KAS (Köln)

Gesamtbeurteilung der Klasse 8 (Sprachen) 1942

Charakteristik der Klasse 8 spr.

In der Klasse 8 spr. sind nur 14 Schülerinnen, die alle 1939 aus der Antoniterschule in die Oberschule für Mädchen, Georgsplatz, gekommen sind. Sie stammen aus zwei verschiedenen Klassen, die auch heute noch nicht ganz in einander verschmolzen sind, da die Charaktere zu verschiedenartig sind. Immer wieder kann man zwei Parteien unterscheiden, die sich in gewissem Sinne gegenüberstehen. Dazu kommen verschiedene Anschauungen und Ansichten, in denen sie sich nicht einig sind, da noch nicht alle erkannt haben, daß man die Gesinnung des Einzelnen achten muß, einerlei ob er dieselbe hat oder eine andere.

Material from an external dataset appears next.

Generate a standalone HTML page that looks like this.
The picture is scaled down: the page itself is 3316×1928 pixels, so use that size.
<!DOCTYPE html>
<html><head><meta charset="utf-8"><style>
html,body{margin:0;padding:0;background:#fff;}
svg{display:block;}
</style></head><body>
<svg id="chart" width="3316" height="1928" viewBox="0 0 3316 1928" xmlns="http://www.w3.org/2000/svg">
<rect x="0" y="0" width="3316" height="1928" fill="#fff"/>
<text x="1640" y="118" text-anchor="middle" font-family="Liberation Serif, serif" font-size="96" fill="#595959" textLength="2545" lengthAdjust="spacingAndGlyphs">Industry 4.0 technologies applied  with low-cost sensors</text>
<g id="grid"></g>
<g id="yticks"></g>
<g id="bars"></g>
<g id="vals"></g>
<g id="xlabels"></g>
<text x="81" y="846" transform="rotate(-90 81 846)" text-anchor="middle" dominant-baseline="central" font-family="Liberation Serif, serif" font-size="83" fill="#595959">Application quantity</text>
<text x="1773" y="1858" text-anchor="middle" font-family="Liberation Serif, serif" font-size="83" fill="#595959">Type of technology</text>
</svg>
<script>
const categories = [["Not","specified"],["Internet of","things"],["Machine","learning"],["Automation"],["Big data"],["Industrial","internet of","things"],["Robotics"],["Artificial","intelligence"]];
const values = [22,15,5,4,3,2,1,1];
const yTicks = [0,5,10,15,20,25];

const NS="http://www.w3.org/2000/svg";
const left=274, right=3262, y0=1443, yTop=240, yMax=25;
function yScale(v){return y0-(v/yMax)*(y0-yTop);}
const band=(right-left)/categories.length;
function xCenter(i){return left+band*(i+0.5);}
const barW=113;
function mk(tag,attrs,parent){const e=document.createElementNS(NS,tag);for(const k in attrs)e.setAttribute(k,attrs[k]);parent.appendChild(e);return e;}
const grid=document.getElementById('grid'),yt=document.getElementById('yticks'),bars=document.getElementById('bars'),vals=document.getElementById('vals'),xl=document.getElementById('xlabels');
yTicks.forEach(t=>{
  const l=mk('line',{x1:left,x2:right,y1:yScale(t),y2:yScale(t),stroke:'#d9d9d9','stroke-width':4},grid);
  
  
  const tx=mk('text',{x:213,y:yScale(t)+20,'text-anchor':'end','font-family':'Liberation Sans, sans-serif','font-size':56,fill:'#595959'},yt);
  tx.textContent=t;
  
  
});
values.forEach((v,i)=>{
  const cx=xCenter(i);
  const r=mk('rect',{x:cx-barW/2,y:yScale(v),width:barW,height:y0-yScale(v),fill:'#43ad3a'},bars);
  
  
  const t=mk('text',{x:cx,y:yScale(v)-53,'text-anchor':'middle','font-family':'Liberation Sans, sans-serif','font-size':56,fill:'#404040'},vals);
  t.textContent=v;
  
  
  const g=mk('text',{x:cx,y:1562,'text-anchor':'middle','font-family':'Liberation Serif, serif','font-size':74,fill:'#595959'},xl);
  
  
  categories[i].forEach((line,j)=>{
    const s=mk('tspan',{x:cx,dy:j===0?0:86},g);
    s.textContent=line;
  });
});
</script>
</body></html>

Die Klasse selbst ist nicht schwer zu lenken, sie hört lieber auf gute Worte als auf Schelten, wenngleich es ohne das nicht immer abging. Sie ist lustig, oft ausgelassen und manchmal auch reichlich laut. Es ist eine Durchschnittsklasse, die aber doch bei größerem Fleiße, ruhigen Zeiten, ruhiger Arbeitszeit ohne Fliegeralarm und bei gutem Schlafe viel mehr hätte erreichen können.

Durchschnittlich gut geartet, machten nur wenige uns wirklichen Ärger. Viele von ihnen sind Führerinnen im BDM und verstehen sich durchzusetzen. Fast alle haben treu und freudig ihren Einsatzdienst abgeleistet.

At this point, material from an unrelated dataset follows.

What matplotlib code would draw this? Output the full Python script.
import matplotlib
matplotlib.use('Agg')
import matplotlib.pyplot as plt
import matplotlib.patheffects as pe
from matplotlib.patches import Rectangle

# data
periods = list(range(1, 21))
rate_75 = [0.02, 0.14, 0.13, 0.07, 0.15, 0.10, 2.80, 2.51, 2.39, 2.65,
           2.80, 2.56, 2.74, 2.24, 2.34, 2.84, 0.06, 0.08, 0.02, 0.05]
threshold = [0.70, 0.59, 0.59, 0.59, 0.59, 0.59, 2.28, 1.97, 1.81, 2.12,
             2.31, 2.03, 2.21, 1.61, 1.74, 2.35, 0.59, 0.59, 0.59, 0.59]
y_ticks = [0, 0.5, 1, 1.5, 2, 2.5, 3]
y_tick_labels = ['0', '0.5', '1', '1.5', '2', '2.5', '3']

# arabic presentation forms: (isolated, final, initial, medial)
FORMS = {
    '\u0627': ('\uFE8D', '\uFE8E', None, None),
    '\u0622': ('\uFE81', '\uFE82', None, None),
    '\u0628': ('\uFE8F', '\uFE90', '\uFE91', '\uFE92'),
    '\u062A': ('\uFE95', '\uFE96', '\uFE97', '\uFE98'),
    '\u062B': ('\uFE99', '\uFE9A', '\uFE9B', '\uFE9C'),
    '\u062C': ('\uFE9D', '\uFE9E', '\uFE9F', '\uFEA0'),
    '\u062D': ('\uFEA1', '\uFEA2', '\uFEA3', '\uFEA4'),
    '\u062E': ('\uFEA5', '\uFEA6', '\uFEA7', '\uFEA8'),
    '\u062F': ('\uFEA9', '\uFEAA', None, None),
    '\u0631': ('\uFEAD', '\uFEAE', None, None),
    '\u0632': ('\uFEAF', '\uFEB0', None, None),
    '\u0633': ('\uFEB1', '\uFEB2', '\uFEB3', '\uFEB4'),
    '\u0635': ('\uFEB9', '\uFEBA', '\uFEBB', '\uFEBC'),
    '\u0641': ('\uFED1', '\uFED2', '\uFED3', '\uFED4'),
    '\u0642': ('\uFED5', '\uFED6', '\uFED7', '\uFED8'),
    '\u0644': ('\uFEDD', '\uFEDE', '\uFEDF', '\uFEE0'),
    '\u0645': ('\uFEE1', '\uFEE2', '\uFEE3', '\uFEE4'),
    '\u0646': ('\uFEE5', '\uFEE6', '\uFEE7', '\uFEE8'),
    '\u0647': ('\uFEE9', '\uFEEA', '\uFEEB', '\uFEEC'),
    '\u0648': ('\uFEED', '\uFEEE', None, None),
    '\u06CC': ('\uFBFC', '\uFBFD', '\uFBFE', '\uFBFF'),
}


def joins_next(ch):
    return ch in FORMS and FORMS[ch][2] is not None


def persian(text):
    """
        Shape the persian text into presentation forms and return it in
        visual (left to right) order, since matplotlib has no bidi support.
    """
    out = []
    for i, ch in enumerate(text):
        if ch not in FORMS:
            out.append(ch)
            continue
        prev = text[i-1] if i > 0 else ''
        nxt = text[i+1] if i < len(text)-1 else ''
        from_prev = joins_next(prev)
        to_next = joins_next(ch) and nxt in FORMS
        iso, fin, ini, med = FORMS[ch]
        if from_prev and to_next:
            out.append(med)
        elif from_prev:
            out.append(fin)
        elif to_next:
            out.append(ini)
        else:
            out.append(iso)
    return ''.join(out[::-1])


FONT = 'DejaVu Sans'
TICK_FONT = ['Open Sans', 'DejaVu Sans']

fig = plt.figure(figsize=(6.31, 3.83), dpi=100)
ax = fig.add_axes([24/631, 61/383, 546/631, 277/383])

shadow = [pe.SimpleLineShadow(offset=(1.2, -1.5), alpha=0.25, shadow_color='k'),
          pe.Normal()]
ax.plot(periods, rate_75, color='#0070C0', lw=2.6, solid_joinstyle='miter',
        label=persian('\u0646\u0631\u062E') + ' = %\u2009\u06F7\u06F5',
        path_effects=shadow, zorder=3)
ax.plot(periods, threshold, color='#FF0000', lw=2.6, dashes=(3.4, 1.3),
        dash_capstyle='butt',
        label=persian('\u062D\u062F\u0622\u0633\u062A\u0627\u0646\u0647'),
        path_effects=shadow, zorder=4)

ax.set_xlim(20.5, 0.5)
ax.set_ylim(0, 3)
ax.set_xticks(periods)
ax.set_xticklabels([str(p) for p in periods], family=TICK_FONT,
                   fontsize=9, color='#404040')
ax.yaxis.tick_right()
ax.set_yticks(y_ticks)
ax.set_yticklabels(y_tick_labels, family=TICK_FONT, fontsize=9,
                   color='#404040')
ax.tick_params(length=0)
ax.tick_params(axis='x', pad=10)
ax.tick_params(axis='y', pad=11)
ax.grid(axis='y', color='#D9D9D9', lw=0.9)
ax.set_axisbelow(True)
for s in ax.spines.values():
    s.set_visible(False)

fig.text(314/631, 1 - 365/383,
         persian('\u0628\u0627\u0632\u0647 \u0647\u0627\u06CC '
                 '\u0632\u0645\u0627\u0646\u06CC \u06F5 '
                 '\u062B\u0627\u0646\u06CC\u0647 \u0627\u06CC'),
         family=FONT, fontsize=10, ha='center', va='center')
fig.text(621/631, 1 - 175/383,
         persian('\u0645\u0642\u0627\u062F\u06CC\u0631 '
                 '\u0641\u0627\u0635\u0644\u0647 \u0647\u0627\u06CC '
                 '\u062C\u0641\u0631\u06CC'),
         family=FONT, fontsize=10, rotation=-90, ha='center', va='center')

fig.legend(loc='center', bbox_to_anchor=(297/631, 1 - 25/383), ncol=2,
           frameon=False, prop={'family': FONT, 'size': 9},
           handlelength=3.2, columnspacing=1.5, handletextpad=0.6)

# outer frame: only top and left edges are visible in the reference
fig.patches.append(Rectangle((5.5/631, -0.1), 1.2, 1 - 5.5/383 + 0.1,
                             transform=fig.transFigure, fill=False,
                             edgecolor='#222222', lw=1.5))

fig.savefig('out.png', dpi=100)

Alle Schülerinnen der Klasse sind zum Abitur zugelassen.

Vorschläge für den deutschen Aufsatz der Reifeprüfung 1942

[Es ist offenbar keine Aufstellung der eingereichten Aufsatzthemen überliefert. Die beiden folgenden Aufgabenstellungen wurden den Aufsätzen direkt entnommen.]

 

1.) Welches Bild mache ich mir von Königin Luise nach einer Reihe von Briefen?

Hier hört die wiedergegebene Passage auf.